Motherhood and Monsters: The Films of Diablo Cody and Charlize Theron
Diablo Cody burst onto the scene with her Oscar-winning screenplay for teen comedy Juno, which immediately marked her as one of the most exciting new writing talents in Hollywood. Juno’s instantly quotable dialogue clearly established Cody as a unique comedic voice, but the clarity with which that dialogue conveyed her characters’ emotions and their relationships to one another demonstrated that she would be much more than a one-hit wonder. When you consider the balance of comedy and pathos that has characterized all of Cody’s work (and her particular focus on underexplored stories about complex female protagonists), it shouldn’t come as a surprise that Charlize Theron has become one of her key creative collaborators over the past several years.
Cody followed up Juno with her underappreciated sophomore effort Jennifer’s Body, a high school horror-comedy. Like its predecessor, Jennifer’s Body focused on the experience of a teenage female protagonist and featured distinctly stylized dialogue befitting its milieu. With this trend firmly in place, she could have carved out a niche for herself as Hollywood’s go-to scribe for the quirky teen comedy, but Cody clearly had grander aspirations. When asked about her apparent focus on adolescent protagonists, Cody didn’t bristle at the question; instead, she found inspiration in it for her next project. She wasn’t personally fixated on the teenage experience, but what if she wrote about someone who was?
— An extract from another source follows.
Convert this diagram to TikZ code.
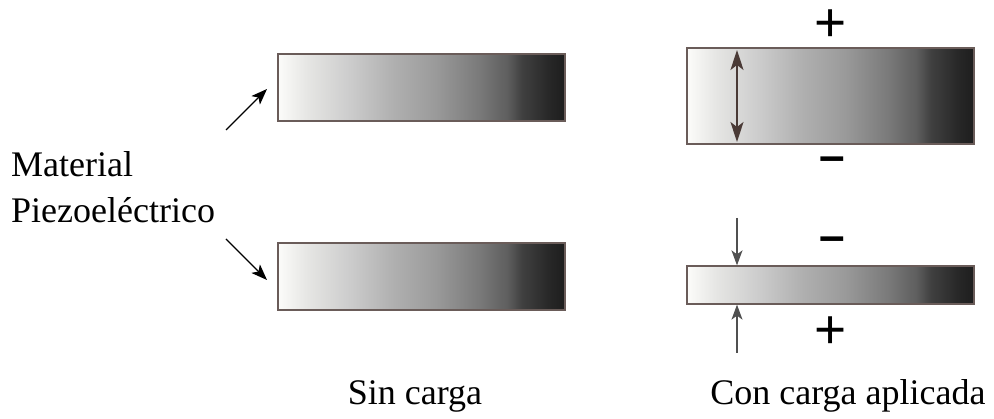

Enter Mavis Gary, the protagonist of Cody’s next film, Young Adult. The author of a fairly popular young adult series of novels, Mavis is in a state of perpetually arrested development, unable to let go of her past and trying desperately to reclaim it. Mavis is not your typical protagonist–viciously calculating and bitterly selfish, she spends the entire film trapped in a prison of self-delusion and mental illness that manifests itself in an escalating pattern of self-destructive behavior. Critically, however, Cody’s screenplay trains a sympathetic eye on Mavis; the film never absolves her of her behavior, but neither does it condemn her. And as a performer who has made a career out of delivering sympathetic portrayals of unsympathetic characters, Charlize Theron was the ideal collaborator to bring this creation to life. Theron’s natural charisma and Cody’s empathetic perspective allow Mavis to keep the audience on her side despite her missteps, and it leads to a more interesting performance and film. It’s a perfect marriage of their artistic sensibilities.
That partnership paid off again with their second collaboration: Tully. As Cody’s writing matures and her career progresses, her comedic bite has softened somewhat, replaced instead with deeper emotional resonance that mirrors Theron’s development as an actress. It’s a natural progression for both Cody and Theron, as each of them have devoted their careers to exploring emotionally complex stories about underserved women. With Tully, which reunited them with Juno and Young Adult director Jason Reitman, they presented a deeply layered view of motherhood we don't often see at the movies. Sure, it can be a transformative and all-consuming experience (which Tully also depicts with uncommonly frank clarity), but motherhood doesn't vanish the woman that protagonist Marlo used to be. She's still there, just waiting to be unleashed. Theron and Cody are the perfect team to push back against the often-reductive presentation of mothers (and soon-to-be mothers) on screen, because they've both spent their careers sidestepping conventional ideas of how women should behave in film.
There are obvious recurring themes present in all of Cody’s work, and Young Adult and Tully are no exception. Both films feature moments of dark comedy characterized by an acidic wit and cut with genuine pathos. Her characters may not always be “likeable,” but Cody always regards them with an empathetic gaze. The heightened dialogue of her screenplays gets much of the attention, but what makes Cody more than just a gimmick is her attention to detail in her observations of the everyday lives of women: from teens dealing with unplanned pregnancy (Juno) or the sexual and social politics of high school (Jennifer’s Body) to women struggling with mental illness (Young Adult, TV’s United States of Tara), postpartum difficulties (Tully), and the external and internal challenges of choosing artistic pursuits over family (Ricki and the Flash). These are characters who are often either absent from the cinematic canon or who otherwise find themselves relegated to the periphery of film narratives, but in Cody’s movies, they’re front and center. Even as she grapples with morally challenging scenarios and highlights experiences specific to women, her work never feels preachy or reductive. Her characters are allowed to be imperfect while still retaining their dignity. That approach mirrors Theron’s interest in bringing morally thorny narratives and emotionally complex characters to the screen, so it’s no surprise that they bring out some of each other’s best work. Hopefully they reunite for another project soon.